Many times I had opined a simple premise for any advance is more buyers than sellers.  If everyone owns a sector/company and selling commences, who is left to buy?  Conversely if no one owns a company/sector any type of buying will lift values.

Several months ago I referenced a JP Morgan report stating approximately 82% of the volume of a typical stock is result of index funds, stating there is no real positioning of shares outside of index/ETF funds.  The big get bigger and the small get smaller.  The report further stated this is a major reason why the vast majority of portfolio managers have vastly underperformed for at least the last five years

Are the averages on the verge of a tectonic change where the indices mark time at best while the typical company vastly outperforms?  In other words, is yesterday a harbinger of things to come?

Speaking of yesterday, the Federal Reserve left open the door to raising interest rates in June by tacitly nodding to improvement in the global financial markets and downplaying recent weakness in the US economy.  In my view the statement was close to expectations…any rate rises will be slow and gradual as the economy gradually improves.

Today first quarter GDP is released.  Consensus is expecting a 0.7% growth rate and consumption growth of 1.7%.  How will the markets respond to the data?  Did the Committee infer growth will be anemic but the forward looking indicators suggesting momentum?  Perhaps.

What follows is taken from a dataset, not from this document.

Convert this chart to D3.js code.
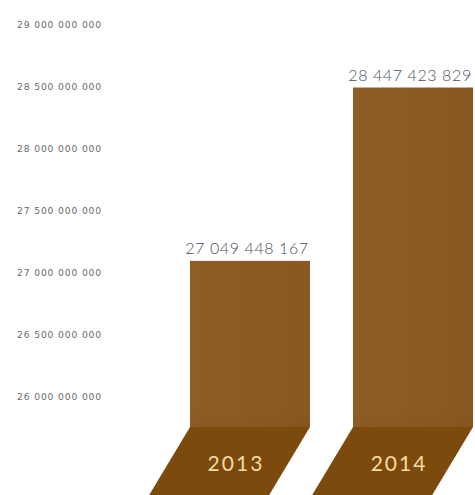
<!DOCTYPE html>
<html>
<head>
<meta charset="utf-8">
<script src="https://cdn.jsdelivr.net/npm/d3@7"></script>
<style>
  html, body { margin: 0; padding: 0; background: #ffffff; }
  svg { display: block; }
</style>
</head>
<body>
<div id="chart"></div>
<script>
// Yearly totals
const years = ["2013", "2014"];
const totals = [27049448167, 28447423829];
const tickValues = [26000000000, 26500000000, 27000000000, 27500000000,
                    28000000000, 28500000000, 29000000000];

const width = 475, height = 495;

const fr = d3.formatLocale({ decimal: ",", thousands: " ", grouping: [3], currency: ["", ""] });
const fmt = fr.format(",d");

const svg = d3.select("#chart").append("svg")
  .attr("width", width).attr("height", height);

const y = d3.scaleLinear().domain([26e9, 29e9]).range([391, 19]);
const x = d3.scaleBand().domain(years).range([190, 473]).paddingInner(0.264).paddingOuter(0);

const baseY = 427;          // where columns meet the slanted footers
const footerDepth = 80;     // footer runs past the bottom edge
const shear = 0.6;          // horizontal shift per pixel of footer depth

// Gradients for columns and footers
const defs = svg.append("defs");
const colGrad = defs.append("linearGradient").attr("id", "colGrad")
  .attr("x1", 0).attr("y1", 0).attr("x2", 1).attr("y2", 0);
colGrad.append("stop").attr("offset", "0%").attr("stop-color", "#8f5e28");
colGrad.append("stop").attr("offset", "100%").attr("stop-color", "#885822");

const shadeGrad = defs.append("linearGradient").attr("id", "shadeGrad")
  .attr("x1", 0).attr("y1", 0).attr("x2", 0).attr("y2", 1);
shadeGrad.append("stop").attr("offset", "0%").attr("stop-color", "#7a4a14").attr("stop-opacity", 0);
shadeGrad.append("stop").attr("offset", "100%").attr("stop-color", "#7a4a14").attr("stop-opacity", 0.2);

// Axis labels (no line, no ticks)
const axis = d3.axisLeft(y).tickValues(tickValues).tickSize(0).tickPadding(0)
  .tickFormat(d => fmt(d));
const gAxis = svg.append("g").attr("transform", "translate(102,6)").call(axis);
gAxis.select(".domain").remove();
gAxis.selectAll("text")
  .attr("fill", "#6a6a6a")
  .style("font-family", "'DejaVu Sans', sans-serif")
  .style("font-size", "9.2px")
  .style("letter-spacing", "0.85px");

// Slanted footers
svg.append("g").selectAll("path").data(years).join("path")
  .attr("d", d => {
    const x0 = x(d), x1 = x(d) + x.bandwidth();
    const dx = footerDepth * shear;
    return `M${x0},${baseY}L${x1},${baseY}L${x1 - dx},${baseY + footerDepth}L${x0 - dx},${baseY + footerDepth}Z`;
  })
  .attr("fill", "#7c4a0d");

// Columns
const cols = svg.append("g");
cols.selectAll("rect.col").data(totals).join("rect")
  .attr("class", "col")
  .attr("x", (d, i) => x(years[i]))
  .attr("y", d => y(d))
  .attr("width", x.bandwidth())
  .attr("height", d => baseY - y(d))
  .attr("fill", "url(#colGrad)");
cols.selectAll("rect.shade").data(totals).join("rect")
  .attr("class", "shade")
  .attr("x", (d, i) => x(years[i]))
  .attr("y", baseY - 16)
  .attr("width", x.bandwidth())
  .attr("height", 16)
  .attr("fill", "url(#shadeGrad)");

// Value labels
svg.append("g").selectAll("text").data(totals).join("text")
  .attr("x", (d, i) => x(years[i]) + x.bandwidth() / 2 - 3)
  .attr("y", d => y(d) - 7)
  .attr("text-anchor", "middle")
  .attr("fill", "#46505e")
  .style("font-family", "Lato, sans-serif")
  .style("font-weight", 300)
  .style("font-size", "16px")
  .style("letter-spacing", "0.6px")
  .text(d => fmt(d));

// Year labels on footers
svg.append("g").selectAll("text").data(years).join("text")
  .attr("x", d => x(d) + x.bandwidth() / 2 - 14)
  .attr("y", baseY + 44)
  .attr("text-anchor", "middle")
  .attr("fill", "#f2dca6")
  .style("font-family", "Lato, sans-serif")
  .style("font-weight", 400)
  .style("letter-spacing", "2px")
  .style("font-size", "21px")
  .text(d => d);
</script>
</body>
</html>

Last night the foreign markets were down.  London was down 1.06%, Paris down 1.43% and Frankfurt down 1.25%.  China was down 0.27%,  Japan down 3.61% and Hang Sang up 0.12%.

The Dow should open moderately lower as the Bank of Japan unexpectedly refrained from adding stimulus measures.  To write the obvious, the markets still respond to inferences of monetary policy, the high power elixir that has assisted in boosting equity and fixed income prices.  The 10-year is up 4/32 to yield 1,84%.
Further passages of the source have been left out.